Don’t usually do politics here, but this is an interesting social question, no matter whose side you’re on….from Maureen Dowd at the New York Times :
“In 2005, a year after Ellie Grossman, a doctor, met Ray Fisman, a professor, on a blind date, she was talking to her grandmother about her guy.
“Never let a man think you’re smarter,” her grandmother advised. “Men don’t like that.”
Ray and Ellie “had a good laugh, thinking times had changed,” he recalled. The pair went on to marry — after she proposed.
But now, he says, “it seems like the students at Columbia University should pay heed to Grandma Lil’s advice.”
Mr.
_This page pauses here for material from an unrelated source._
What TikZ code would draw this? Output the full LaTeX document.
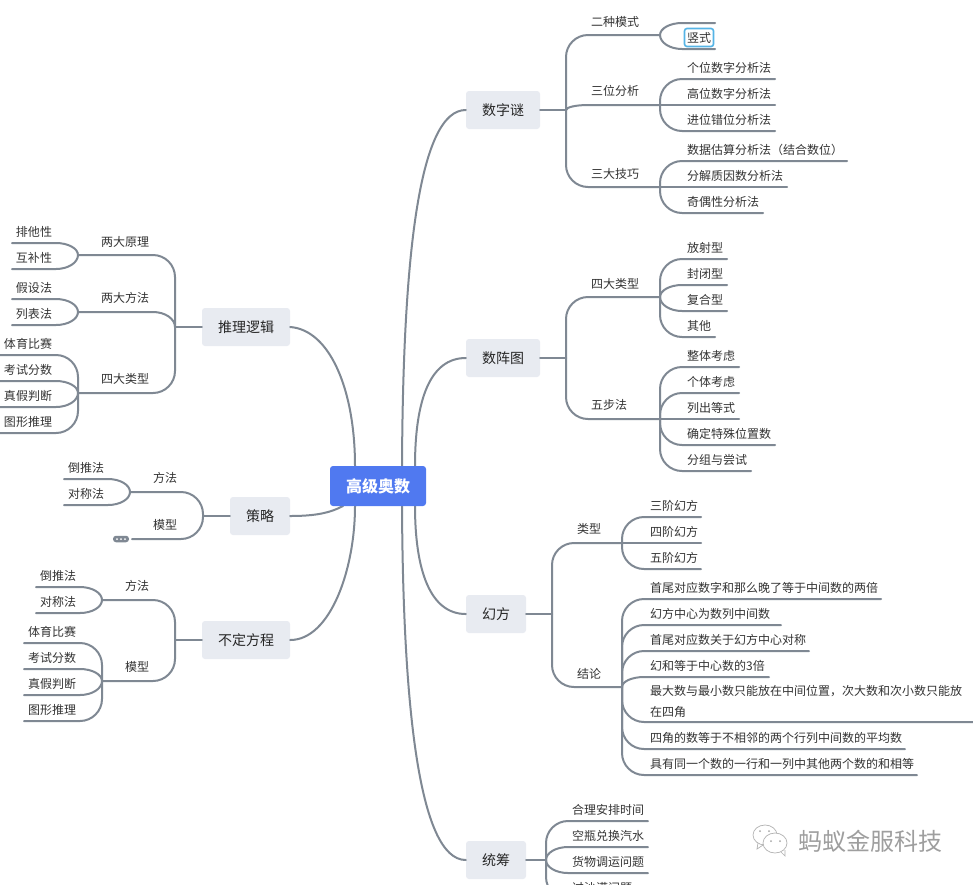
\documentclass[tikz,border=0pt]{standalone}
\usepackage{fontspec}
\setmainfont{Noto Sans CJK SC}
\usetikzlibrary{calc}
\definecolor{linec}{HTML}{7F8893}
\definecolor{boxc}{HTML}{E8EBF1}
\definecolor{rootc}{HTML}{5079F0}
\definecolor{textc}{HTML}{333333}
\definecolor{selc}{HTML}{55B4E6}
\tikzset{
  conn/.style={draw=linec,line width=2pt,line cap=round},
  topicbox/.style={fill=boxc,rounded corners=3pt,text=black!85,font=\fontsize{14}{16}\selectfont,minimum height=38pt,inner sep=0pt,anchor=center},
  rootbox/.style={fill=rootc,rounded corners=3pt,text=white,font=\fontsize{16}{18}\selectfont\bfseries,minimum height=40pt,minimum width=96pt,inner sep=0pt},
  lab/.style={text=textc,font=\fontsize{12}{14}\selectfont,inner sep=0pt},
  wm/.style={text=black!38,font=\fontsize{24}{26}\selectfont,inner sep=0pt}
}
% branch from junction #2 to end point #3, vertical corner radius #1
\newcommand\conn[3][22]{%
  \draw[conn] let \p1=(#2),\p2=(#3),
    \n1={min(abs(\y2-\y1),#1)*((\y2>\y1)?1:-1)},
    \n2={22*((\x2>\x1)?1:-1)} in
    (#2) -- (\x1,{\y2-\n1}) .. controls (\x1,{\y2-0.45*\n1}) and ({\x1+0.45*\n2},\y2) .. ({\x1+\n2},\y2) -- (#3);}
% leaf on the right side
\newcommand\leafR[6]{%
  \node[lab,anchor=west] (#2) at (#3,#5-11.5) {#6};
  \coordinate (#2e) at (#4,#5);
  \conn{#1}{#2e}}
% leaf on the left side, text centre x
\newcommand\leafL[6]{%
  \node[lab] (#2) at (#3,#5-11.5) {#6};
  \coordinate (#2e) at (#4,#5);
  \conn{#1}{#2e}}
\begin{document}
\begin{tikzpicture}[x=1pt,y=-1pt]
\useasboundingbox (0,0) rectangle (973,884);
\clip (0,0) rectangle (973,884);
\fill[white] (0,0) rectangle (973,884);

% topics
\node[topicbox,minimum width=74pt] (t1) at (503,110) {数字谜};
\node[topicbox,minimum width=74pt] (t2) at (503,358) {数阵图};
\node[topicbox,minimum width=60pt] (t3) at (496,614) {幻方};
\node[topicbox,minimum width=60pt] (t4) at (496,860) {统筹};
\node[topicbox,minimum width=88pt] (t5) at (246,327) {推理逻辑};
\node[topicbox,minimum width=60pt] (t6) at (260,516) {策略};
\node[topicbox,minimum width=88pt] (t7) at (246,640) {不定方程};
\coordinate (rootc) at (378,486);

% trunks
\draw[conn] ($(rootc)+(24,-20)$) .. controls (403,250) and (420,110) .. (t1.west);
\draw[conn] ($(rootc)+(37,-20)$) .. controls (415,400) and (430,358) .. (t2.west);
\draw[conn] ($(rootc)+(37,20)$) .. controls (415,570) and (430,614) .. (t3.west);
\draw[conn] ($(rootc)+(24,20)$) .. controls (403,700) and (418,860) .. (t4.west);
\draw[conn] (t5.east) .. controls (330,330) and (355,390) .. ($(rootc)+(-23,-20)$);
\draw[conn] (t6.east) .. controls (315,516) and (330,513) .. ($(rootc)+(-35,20)$);
\draw[conn] (t7.east) .. controls (330,640) and (355,570) .. ($(rootc)+(-23,20)$);
\node[rootbox] (root) at (rootc) {高级奥数};

% ---- 数字谜
\coordinate (j1) at (566,110);
\draw[conn] (t1.east) -- (j1);
\coordinate (a1) at (660,35); \coordinate (a2) at (660,105); \coordinate (a3) at (660,187);
\node[lab] (a1t) at (615,21.5) {二种模式};
\node[lab] (a2t) at (615,90.5) {三位分析};
\node[lab] (a3t) at (615,173.5) {三大技巧};
\conn{j1}{a1}\conn{j1}{a2}\conn{j1}{a3}
\coordinate (a11e) at (715,23); \coordinate (a12e) at (715,49);
\conn{a1}{a11e}\conn{a1}{a12e}
\node[draw=selc,line width=1.6pt,fill=white,rounded corners=2.5pt,text=textc,font=\fontsize{12}{14}\selectfont,minimum width=29pt,minimum height=18pt,inner sep=0pt] (a12) at (699,37.5) {竖式};
\leafR{a2}{a21}{687}{775}{79}{个位数字分析法}
\leafR{a2}{a22}{687}{775}{105}{高位数字分析法}
\leafR{a2}{a23}{687}{775}{131}{进位错位分析法}
\leafR{a3}{a31}{687}{847}{161}{数据估算分析法（结合数位）}
\leafR{a3}{a32}{687}{787}{187}{分解质因数分析法}
\leafR{a3}{a33}{687}{763}{213}{奇偶性分析法}

% ---- 数阵图
\coordinate (j2) at (566,358);
\draw[conn] (t2.east) -- (j2);
\coordinate (b1) at (660,297); \coordinate (b2) at (660,419);
\node[lab] (b1t) at (615,284) {四大类型};
\node[lab] (b2t) at (609,405) {五步法};
\conn{j2}{b1}\conn{j2}{b2}
\leafR{b1}{b11}{687}{727}{259}{放射型}
\leafR{b1}{b12}{687}{727}{285}{封闭型}
\leafR{b1}{b13}{687}{727}{311}{复合型}
\leafR{b1}{b14}{687}{715}{337}{其他}
\leafR{b2}{b21}{687}{739}{367}{整体考虑}
\leafR{b2}{b22}{687}{739}{393}{个体考虑}
\leafR{b2}{b23}{687}{739}{419}{列出等式}
\leafR{b2}{b24}{687}{775}{445}{确定特殊位置数}
\leafR{b2}{b25}{687}{751}{471}{分组与尝试}

% ---- 幻方
\coordinate (j3) at (552,614);
\draw[conn] (t3.east) -- (j3);
\coordinate (c1) at (622,543); \coordinate (c2) at (622,687);
\node[lab] (c1t) at (589,528.5) {类型};
\node[lab] (c2t) at (589,674) {结论};
\conn{j3}{c1}\conn{j3}{c2}
\leafR{c1}{c11}{650}{701}{517}{三阶幻方}
\leafR{c1}{c12}{650}{701}{543}{四阶幻方}
\leafR{c1}{c13}{650}{701}{569}{五阶幻方}
\leafR{c2}{c21}{650}{881}{599}{首尾对应数字和那么晚了等于中间数的两倍}
\leafR{c2}{c22}{650}{781}{625}{幻方中心为数列中间数}
\leafR{c2}{c23}{650}{809}{651}{首尾对应数关于幻方中心对称}
\leafR{c2}{c24}{650}{769}{677}{幻和等于中心数的3倍}
\node[lab,anchor=west] (c25) at (650,691.5) {最大数与最小数只能放在中间位置，次大数和次小数只能放};
\node[lab,anchor=west] (c25b) at (650,711.5) {在四角};
\coordinate (c25e) at (973,722);
\conn{c2}{c25e}
\leafR{c2}{c26}{650}{905}{749}{四角的数等于不相邻的两个行列中间数的平均数}
\leafR{c2}{c27}{650}{917}{775}{具有同一个数的一行和一列中其他两个数的和相等}

% ---- 统筹
\coordinate (j4) at (546,860);
\draw[conn] (t4.east) -- (j4);
\leafR{j4}{d1}{572}{648}{821}{合理安排时间}
\leafR{j4}{d2}{572}{648}{847}{空瓶兑换汽水}
\leafR{j4}{d3}{572}{648}{873}{货物调运问题}
\leafR{j4}{d4}{572}{648}{899}{过沙漠问题}

% ---- 推理逻辑
\coordinate (j5) at (175,327);
\draw[conn] (t5.west) -- (j5);
\coordinate (e1) at (78,255); \coordinate (e2) at (78,312); \coordinate (e3) at (78,393);
\node[lab] (e1t) at (125,242) {两大原理};
\node[lab] (e2t) at (125,298) {两大方法};
\node[lab] (e3t) at (125,379) {四大类型};
\conn{j5}{e1}\conn{j5}{e2}\conn{j5}{e3}
\leafL{e1}{e11}{34}{12}{243}{排他性}
\leafL{e1}{e12}{34}{12}{269}{互补性}
\leafL{e2}{e21}{34}{12}{299}{假设法}
\leafL{e2}{e22}{34}{12}{325}{列表法}
\leafL{e3}{e31}{28}{-2}{355}{体育比赛}
\leafL{e3}{e32}{28}{-2}{381}{考试分数}
\leafL{e3}{e33}{28}{-2}{407}{真假判断}
\leafL{e3}{e34}{28}{-2}{433}{图形推理}

% ---- 策略
\coordinate (j6) at (203,516);
\draw[conn] (t6.west) -- (j6);
\coordinate (f1) at (130,492); \coordinate (f2e) at (132,539);
\node[lab] (f1t) at (165,478) {方法};
\node[lab] (f2t) at (165,525) {模型};
\conn{j6}{f1}
\node[fill=linec,rounded corners=3pt,minimum width=16pt,minimum height=6.5pt,inner sep=0pt] (more) at (121,539) {};
\fill[white] (117,539) circle (1pt) (121,539) circle (1pt) (125,539) circle (1pt);
\conn{j6}{f2e}
\leafL{f1}{f11}{86}{64}{479}{倒推法}
\leafL{f1}{f12}{86}{64}{505}{对称法}

% ---- 不定方程
\coordinate (j7) at (175,640);
\draw[conn] (t7.west) -- (j7);
\coordinate (g1) at (102,600); \coordinate (g2) at (102,681);
\node[lab] (g1t) at (137,586) {方法};
\node[lab] (g2t) at (137,667) {模型};
\conn{j7}{g1}\conn{j7}{g2}
\leafL{g1}{g11}{58}{36}{587}{倒推法}
\leafL{g1}{g12}{58}{36}{613}{对称法}
\leafL{g2}{g21}{52}{24}{643}{体育比赛}
\leafL{g2}{g22}{52}{24}{669}{考试分数}
\leafL{g2}{g23}{52}{24}{695}{真假判断}
\leafL{g2}{g24}{52}{24}{721}{图形推理}

% ---- watermark
\node[wm] (wmtext) at (870,841) {蚂蚁金服科技};
\draw[black!30,fill=white,line width=.7pt] (765,835) ellipse (12pt and 10pt);
\draw[black!30,line width=.7pt] (758,843) -- (757,849) -- (763,845);
\draw[black!30,fill=white,line width=.7pt] (775,843) ellipse (12pt and 10pt);
\draw[black!30,line width=.7pt] (781,852) -- (785,856) -- (785,850);
\fill[black!35] (771,841) circle (1pt) (780,841) circle (1pt) (760,831) circle (1pt) (769,831) circle (1pt);
\end{tikzpicture}
\end{document}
Fisman is a 36-year-old Columbia economics professor who conducted a two-year study, published last year, on dating. With two psychologists and another economist, he ran a speed-dating experiment at a local bar near the Columbia campus.
The results surprised him and made him a little sad because he found that even in the 21st century, many men are still straitjacketed in stereotypes.
“I guess I had hoped that they had evolved beyond this,” he said in a phone interview. “It’s like that ‘Sex and the City’ episode where Miranda went speed-dating. When she says she’s a lawyer, guys lose interest. Then she tells them she’s a flight attendant and that plays into their deepest fantasies.”…More here …
Once upon a time there was a pretty young girl.
She was proposed to.
She said “NO” and lived happily ever
after.
PS: I don’t know if she was a a lawyer or not.
http://TheLittleGirlWhoWantedToFly.blogspot.com
If someone is intimated by a woman being smarter than him, then maybe she doesn’t want to have that close a relationship anyway. If the guy is secure then it shouldn’t matter, so no pretending.